I was in Greece, Macedonia, Serbia and Hungary last year covering the European border migration crises. What was the EU doing in Greece? Nothing.  Nothing. Nothing. A million people came to the shores of Greece and they were housing in tent camps, squatting in fields.  No one was keep track of them, or giving them new, real I.Ds.  No one fingerprinted them, or photographed them.  What did the EU do? It threw up its hands and let Greece, one of the poorest states in the EU, deal with the crises. And what did Greece do?  It passed the buck to Macedonia, literally lining up Syrian immigrants and Afghans and sending them across a dry riverbed illegally into the hands of Macedonian policy.

I’ve never seen anything like that.  Jordan has border controls.  Egypt.  India. Senegal.  But Greece’s decision was just to funnel people onward, with legal illegality.  This was the “welcome” to the EU.  Line of police pushing you into Macedonia. And the EU has 500 million citizens and billions of dollars, but it can’t create an Ellis Island style immigration system that states in the 19th century did.  There was more competence in 15th century Europe probably than 2016 Europe at just registering people.  Even Domesday, an 11th century census, was more competent and efficient.

I was in Hungary in the tent camps of migrants, in the squalor and mud.  There was no EU coordination.  There was no Frontex.  There was no one to bother to interview the new immigrants and grant them some temporary I.D.  It was total chaos.  It was controlled illegal immigration, which in a sense is thus legal.  Europe allowed a million people to arrive and just said, “go where you please.”

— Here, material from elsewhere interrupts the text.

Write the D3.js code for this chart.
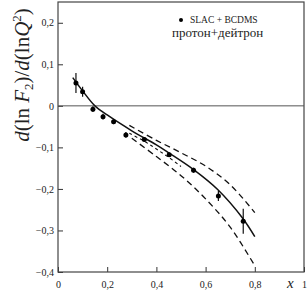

It’s like the rest of Europe when it comes to “informal” issues.  Trafficking in women and slavery?  No one to bother investigating it. Gun control?  Why bother.

It’s a continent in which the leaders talk tough and talk like there are ruled but at the lower level there are few rules and little enforcement. And instead of trying to fix that, and invest billions of dollars necessary in dealing with refugees and migrants, the concept of the EU is to shout “nazi nazi” at the UK, but of course not at ISIS.  No, no, never ISIS.  In fact 5,000 ISIS members volunteered from the EU, and went to Syria and Iraq, genocided and then came back and some went again.  And that’s how the EU “fights terror”, it just exports it.

There is no pretense of having any kind of efficient counting of migrants and providing levels of aid and citizenship necessary to integrate them.  Instead the idea is “here’s an open continent, come live where you want, want to live in tents in a park, we don’t mind, just don’t burden us with complaints, and we’ll leave you alone.”

Europe is a bifurcated world, of the poor, the migrants, and the ultra rich who run the EU and are so zealous in hating the UK, but are not so zealous in doing anything else.